▶ _Supplied information_
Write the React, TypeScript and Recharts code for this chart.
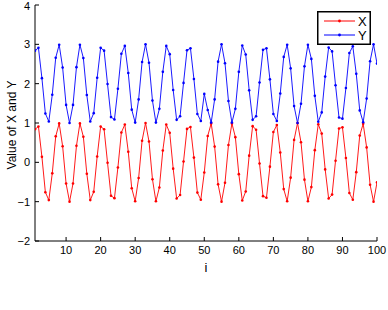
import { LineChart, Line, XAxis, YAxis, Legend } from 'recharts';

// values, index i = 1..100
const seriesX = [
    0.84, 0.91, 0.14, -0.76, -0.96, -0.28, 0.66, 0.99, 0.41, -0.54,
    -1.00, -0.54, 0.42, 0.99, 0.65, -0.29, -0.96, -0.75, 0.15, 0.91,
    0.84, -0.01, -0.85, -0.91, -0.13, 0.76, 0.96, 0.27, -0.66, -0.99,
    -0.40, 0.55, 1.00, 0.53, -0.43, -0.99, -0.64, 0.30, 0.96, 0.75,
    -0.16, -0.92, -0.83, 0.02, 0.85, 0.90, 0.12, -0.77, -0.95, -0.26,
    0.67, 0.99, 0.40, -0.56, -1.00, -0.52, 0.44, 0.99, 0.64, -0.30,
    -0.97, -0.74, 0.17, 0.92, 0.83, -0.03, -0.86, -0.90, -0.11, 0.77,
    0.95, 0.25, -0.68, -0.99, -0.39, 0.57, 1.00, 0.51, -0.44, -0.99,
    -0.63, 0.31, 0.97, 0.73, -0.18, -0.92, -0.82, 0.04, 0.86, 0.89,
    0.11, -0.78, -0.95, -0.25, 0.68, 0.98, 0.38, -0.57, -1.00, -0.51,
];

const seriesY = [
    2.84, 2.91, 2.14, 1.24, 1.04, 1.72, 2.66, 2.99, 2.41, 1.46,
    1.00, 1.46, 2.42, 2.99, 2.65, 1.71, 1.04, 1.25, 2.15, 2.91,
    2.84, 1.99, 1.15, 1.09, 1.87, 2.76, 2.96, 2.27, 1.34, 1.01,
    1.60, 2.55, 3.00, 2.53, 1.57, 1.01, 1.36, 2.30, 2.96, 2.75,
    1.84, 1.08, 1.17, 2.02, 2.85, 2.90, 2.12, 1.23, 1.05, 1.74,
    1.33, 1.01, 1.60, 2.56, 3.00, 2.52, 1.56, 1.01, 1.36, 2.30,
    2.97, 2.74, 1.83, 1.08, 1.17, 2.03, 2.86, 2.90, 2.11, 1.23,
    1.05, 1.75, 2.68, 2.99, 2.39, 1.43, 1.00, 1.49, 2.44, 2.99,
    2.63, 1.69, 1.03, 1.27, 2.18, 2.92, 2.82, 1.96, 1.14, 1.11,
    1.89, 2.78, 2.95, 2.25, 1.32, 1.02, 1.62, 2.57, 3.00, 2.51,
];

const xTicks = [10, 20, 30, 40, 50, 60, 70, 80, 90, 100];
const yTicks = [-2, -1, 0, 1, 2, 3, 4];

const data = seriesX.map((v, idx) => ({
    i: idx + 1,
    x: v,
    y: seriesY[idx],
}));

const font = '"Liberation Sans", Arial, Helvetica, sans-serif';
const RED = '#ff0000';
const BLUE = '#0000ff';

const minus = (v: number) => String(v).replace('-', '\u2212');

const LegendBox = () => (
    <svg width={54} height={34} style={{ display: 'block' }}>
        <rect x={0.75} y={0.75} width={52.5} height={32.5} fill="#fff" stroke="#000" strokeWidth={1.5} />
        <line x1={7} y1={10} x2={38} y2={10} stroke={RED} strokeWidth={1} />
        <circle cx={22.5} cy={10} r={1.4} fill={RED} />
        <text x={41} y={14.5} fontSize={13} fontFamily={font} fill="#000">X</text>
        <line x1={7} y1={24} x2={38} y2={24} stroke={BLUE} strokeWidth={1} />
        <circle cx={22.5} cy={24} r={1.4} fill={BLUE} />
        <text x={41} y={28.5} fontSize={13} fontFamily={font} fill="#000">Y</text>
    </svg>
);

const App = () => {
    return (
        <div style={{ position: 'absolute', left: 0, top: 0, width: 388, height: 310, background: '#fff' }}>
            <LineChart
                width={388}
                height={310}
                data={data}
                margin={{ top: 5, right: 11, bottom: 0, left: 0 }}
                style={{ fontFamily: font }}
            >
                <XAxis
                    xAxisId="b"
                    dataKey="i"
                    type="number"
                    domain={[1, 100]}
                    ticks={xTicks}
                    allowDataOverflow
                    height={35}
                    tickSize={-4}
                    tickMargin={9}
                    stroke="#000"
                    tick={{ fill: '#000', fontSize: 11 }}
                    label={{ value: 'i', position: 'insideBottom', offset: 4, fontSize: 13, fill: '#000' }}
                />
                <XAxis
                    xAxisId="t"
                    orientation="top"
                    dataKey="i"
                    type="number"
                    domain={[1, 100]}
                    ticks={xTicks}
                    allowDataOverflow
                    height={0}
                    tickSize={-4}
                    stroke="#000"
                    tickFormatter={() => ''}
                />
                <YAxis
                    yAxisId="l"
                    type="number"
                    domain={[-2, 4]}
                    ticks={yTicks}
                    width={35}
                    tickSize={-4}
                    tickMargin={9}
                    stroke="#000"
                    tick={{ fill: '#000', fontSize: 11 }}
                    tickFormatter={minus}
                    label={{ value: 'Value of X and Y', angle: -90, position: 'insideLeft', offset: 0, dx: 12, dy: 2, fontSize: 12, fill: '#000', style: { textAnchor: 'middle' } }}
                />
                <YAxis
                    yAxisId="r"
                    orientation="right"
                    type="number"
                    domain={[-2, 4]}
                    ticks={yTicks}
                    width={0}
                    tickSize={-4}
                    stroke="#000"
                    tickFormatter={() => ''}
                />
                <Legend
                    content={() => <LegendBox />}
                    wrapperStyle={{ position: 'absolute', top: 11, left: 317, width: 54, height: 34 }}
                />
                <Line
                    xAxisId="b"
                    yAxisId="l"
                    type="linear"
                    dataKey="x"
                    name="X"
                    stroke={RED}
                    strokeWidth={0.9}
                    dot={{ r: 1.3, fill: RED, stroke: 'none' }}
                    activeDot={false}
                    isAnimationActive={false}
                />
                <Line
                    xAxisId="b"
                    yAxisId="l"
                    type="linear"
                    dataKey="y"
                    name="Y"
                    stroke={BLUE}
                    strokeWidth={0.9}
                    dot={{ r: 1.3, fill: BLUE, stroke: 'none' }}
                    activeDot={false}
                    isAnimationActive={false}
                />
            </LineChart>
        </div>
    );
};

export default App;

▶ _Work to do_
Write out, word for word, the lines from the start of the data through the one holding "XAxis, YAxis, Legend". Omit pictures.

▶ _Result for this exercise_
Write the React, TypeScript and Recharts code for this chart.
import { LineChart, Line, XAxis, YAxis, Legend } from 'recharts';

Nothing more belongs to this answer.